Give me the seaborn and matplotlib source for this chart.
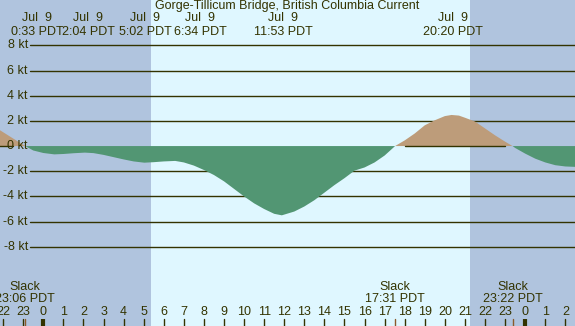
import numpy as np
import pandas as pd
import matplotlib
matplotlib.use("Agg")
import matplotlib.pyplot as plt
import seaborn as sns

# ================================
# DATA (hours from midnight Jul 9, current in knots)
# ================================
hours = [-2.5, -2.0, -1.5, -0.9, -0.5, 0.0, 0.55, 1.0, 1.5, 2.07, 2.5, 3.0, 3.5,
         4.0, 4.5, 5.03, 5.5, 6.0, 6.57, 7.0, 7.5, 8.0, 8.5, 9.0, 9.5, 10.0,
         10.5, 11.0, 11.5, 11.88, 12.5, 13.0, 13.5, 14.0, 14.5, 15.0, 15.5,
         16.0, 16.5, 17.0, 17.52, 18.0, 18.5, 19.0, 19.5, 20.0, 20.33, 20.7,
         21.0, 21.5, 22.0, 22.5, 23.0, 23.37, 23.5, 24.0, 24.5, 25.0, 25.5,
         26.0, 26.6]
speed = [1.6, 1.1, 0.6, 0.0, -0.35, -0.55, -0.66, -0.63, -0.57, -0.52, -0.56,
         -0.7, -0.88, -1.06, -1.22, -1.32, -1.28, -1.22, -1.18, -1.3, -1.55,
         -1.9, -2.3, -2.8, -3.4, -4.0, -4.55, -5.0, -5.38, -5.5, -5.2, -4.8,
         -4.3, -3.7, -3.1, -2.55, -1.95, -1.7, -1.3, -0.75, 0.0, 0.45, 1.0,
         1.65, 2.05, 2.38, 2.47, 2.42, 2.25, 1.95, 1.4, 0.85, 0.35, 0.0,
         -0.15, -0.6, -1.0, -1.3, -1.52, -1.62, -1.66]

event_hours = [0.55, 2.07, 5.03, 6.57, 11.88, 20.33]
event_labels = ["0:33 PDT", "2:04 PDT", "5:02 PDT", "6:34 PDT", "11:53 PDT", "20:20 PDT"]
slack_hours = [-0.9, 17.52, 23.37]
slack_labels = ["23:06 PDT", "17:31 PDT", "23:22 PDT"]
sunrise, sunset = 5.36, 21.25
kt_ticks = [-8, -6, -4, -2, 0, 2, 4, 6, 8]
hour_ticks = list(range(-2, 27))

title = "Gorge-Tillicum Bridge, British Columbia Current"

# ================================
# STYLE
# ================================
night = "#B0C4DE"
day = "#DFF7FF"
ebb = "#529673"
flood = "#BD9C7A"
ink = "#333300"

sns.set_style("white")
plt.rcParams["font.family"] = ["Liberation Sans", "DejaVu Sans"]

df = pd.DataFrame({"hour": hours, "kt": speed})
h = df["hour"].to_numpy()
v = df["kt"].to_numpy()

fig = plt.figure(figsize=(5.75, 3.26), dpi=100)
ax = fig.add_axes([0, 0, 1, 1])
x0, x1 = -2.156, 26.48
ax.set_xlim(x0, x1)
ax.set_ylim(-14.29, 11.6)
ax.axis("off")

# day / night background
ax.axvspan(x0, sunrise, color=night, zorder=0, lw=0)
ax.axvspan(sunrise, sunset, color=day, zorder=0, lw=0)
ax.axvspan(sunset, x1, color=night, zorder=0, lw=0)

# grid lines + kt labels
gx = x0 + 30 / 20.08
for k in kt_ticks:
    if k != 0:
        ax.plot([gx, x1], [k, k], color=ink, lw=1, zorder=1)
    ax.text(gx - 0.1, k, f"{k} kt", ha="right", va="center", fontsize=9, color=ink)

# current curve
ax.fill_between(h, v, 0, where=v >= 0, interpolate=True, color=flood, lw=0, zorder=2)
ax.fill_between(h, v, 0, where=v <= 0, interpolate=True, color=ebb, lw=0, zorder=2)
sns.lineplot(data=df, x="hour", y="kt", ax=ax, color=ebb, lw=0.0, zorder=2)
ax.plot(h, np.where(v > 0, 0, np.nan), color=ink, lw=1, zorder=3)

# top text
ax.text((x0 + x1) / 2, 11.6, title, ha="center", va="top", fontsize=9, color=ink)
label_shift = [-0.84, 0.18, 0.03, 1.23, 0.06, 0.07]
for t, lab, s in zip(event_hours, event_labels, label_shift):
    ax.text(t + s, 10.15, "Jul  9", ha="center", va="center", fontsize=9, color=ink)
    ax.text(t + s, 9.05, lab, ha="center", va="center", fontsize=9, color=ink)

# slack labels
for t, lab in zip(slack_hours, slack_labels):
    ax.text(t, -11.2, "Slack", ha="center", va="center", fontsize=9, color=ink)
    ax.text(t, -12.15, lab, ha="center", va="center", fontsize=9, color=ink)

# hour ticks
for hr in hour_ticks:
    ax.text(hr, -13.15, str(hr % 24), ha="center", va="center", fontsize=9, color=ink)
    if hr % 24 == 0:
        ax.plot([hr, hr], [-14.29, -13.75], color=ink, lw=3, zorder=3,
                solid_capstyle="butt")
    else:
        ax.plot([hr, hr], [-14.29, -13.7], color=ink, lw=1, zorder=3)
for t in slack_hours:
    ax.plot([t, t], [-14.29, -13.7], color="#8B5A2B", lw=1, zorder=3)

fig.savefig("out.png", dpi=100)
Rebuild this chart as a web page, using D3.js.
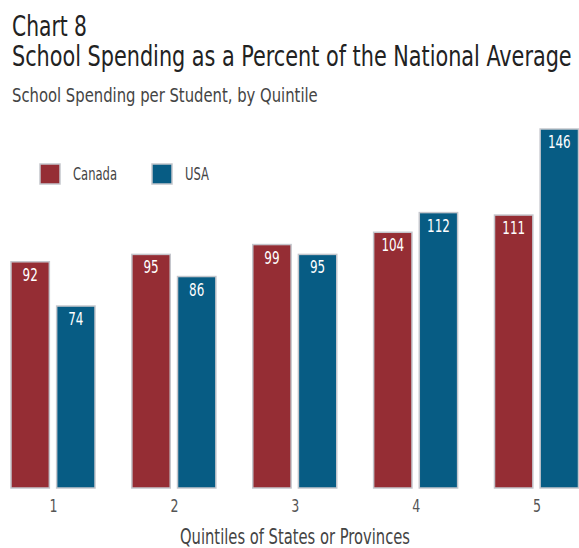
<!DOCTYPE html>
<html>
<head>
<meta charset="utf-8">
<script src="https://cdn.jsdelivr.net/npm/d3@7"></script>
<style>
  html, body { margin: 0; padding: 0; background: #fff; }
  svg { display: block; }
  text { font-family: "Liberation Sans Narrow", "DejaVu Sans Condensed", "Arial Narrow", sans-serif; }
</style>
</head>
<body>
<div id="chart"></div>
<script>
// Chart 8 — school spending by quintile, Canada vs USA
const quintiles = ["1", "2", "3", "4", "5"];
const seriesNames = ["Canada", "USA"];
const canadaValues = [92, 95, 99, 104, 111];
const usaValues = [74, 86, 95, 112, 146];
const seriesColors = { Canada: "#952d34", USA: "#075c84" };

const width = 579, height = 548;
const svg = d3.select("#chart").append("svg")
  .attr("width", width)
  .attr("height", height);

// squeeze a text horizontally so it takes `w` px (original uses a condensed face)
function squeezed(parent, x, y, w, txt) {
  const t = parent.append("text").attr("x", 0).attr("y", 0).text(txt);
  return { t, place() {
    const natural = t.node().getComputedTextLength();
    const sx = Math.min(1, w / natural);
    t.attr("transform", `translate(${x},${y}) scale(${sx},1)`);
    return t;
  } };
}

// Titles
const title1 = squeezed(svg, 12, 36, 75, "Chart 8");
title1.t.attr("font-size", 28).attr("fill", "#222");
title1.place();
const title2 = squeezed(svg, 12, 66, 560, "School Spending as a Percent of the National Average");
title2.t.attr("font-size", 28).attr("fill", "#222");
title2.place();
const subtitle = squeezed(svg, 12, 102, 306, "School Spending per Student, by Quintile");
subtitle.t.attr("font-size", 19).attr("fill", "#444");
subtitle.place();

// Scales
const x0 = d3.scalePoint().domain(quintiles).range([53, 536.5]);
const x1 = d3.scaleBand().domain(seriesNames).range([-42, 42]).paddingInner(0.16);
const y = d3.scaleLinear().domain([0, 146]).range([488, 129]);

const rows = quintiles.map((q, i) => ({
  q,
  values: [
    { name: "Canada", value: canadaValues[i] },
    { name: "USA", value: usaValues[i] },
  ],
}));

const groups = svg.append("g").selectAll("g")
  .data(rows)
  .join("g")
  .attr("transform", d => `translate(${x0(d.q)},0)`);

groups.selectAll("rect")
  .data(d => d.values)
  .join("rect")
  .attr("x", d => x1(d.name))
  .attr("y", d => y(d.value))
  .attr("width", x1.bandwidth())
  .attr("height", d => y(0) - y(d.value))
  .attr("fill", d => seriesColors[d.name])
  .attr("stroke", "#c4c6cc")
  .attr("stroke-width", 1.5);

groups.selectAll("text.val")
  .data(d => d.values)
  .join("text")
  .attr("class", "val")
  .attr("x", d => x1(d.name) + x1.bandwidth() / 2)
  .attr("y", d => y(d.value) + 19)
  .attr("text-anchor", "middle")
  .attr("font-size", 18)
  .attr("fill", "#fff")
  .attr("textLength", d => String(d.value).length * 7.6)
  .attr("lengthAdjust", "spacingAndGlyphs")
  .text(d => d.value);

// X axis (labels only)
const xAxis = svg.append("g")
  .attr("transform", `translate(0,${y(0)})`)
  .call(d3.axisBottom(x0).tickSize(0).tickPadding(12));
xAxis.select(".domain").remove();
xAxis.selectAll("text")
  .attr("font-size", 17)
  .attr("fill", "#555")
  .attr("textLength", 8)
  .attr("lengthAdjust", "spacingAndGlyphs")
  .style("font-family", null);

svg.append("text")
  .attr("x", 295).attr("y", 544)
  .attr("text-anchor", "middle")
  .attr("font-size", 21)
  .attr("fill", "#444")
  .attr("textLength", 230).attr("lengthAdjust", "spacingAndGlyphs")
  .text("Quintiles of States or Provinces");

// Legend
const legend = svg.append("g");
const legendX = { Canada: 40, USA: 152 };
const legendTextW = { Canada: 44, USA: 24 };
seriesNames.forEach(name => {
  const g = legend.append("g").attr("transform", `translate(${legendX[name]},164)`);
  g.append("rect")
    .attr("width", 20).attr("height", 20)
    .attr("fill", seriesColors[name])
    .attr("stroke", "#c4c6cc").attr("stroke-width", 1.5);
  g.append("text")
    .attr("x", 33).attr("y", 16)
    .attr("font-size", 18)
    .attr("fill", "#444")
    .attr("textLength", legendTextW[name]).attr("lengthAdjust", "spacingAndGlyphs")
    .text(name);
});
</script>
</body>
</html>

* * * * *

All lines from the start of the entries through the one with "import seaborn as sns" are to be output exactly; omit the pictures.

Give me the seaborn and matplotlib source for this chart.
import numpy as np
import pandas as pd
import matplotlib
matplotlib.use("Agg")
import matplotlib.pyplot as plt
import seaborn as sns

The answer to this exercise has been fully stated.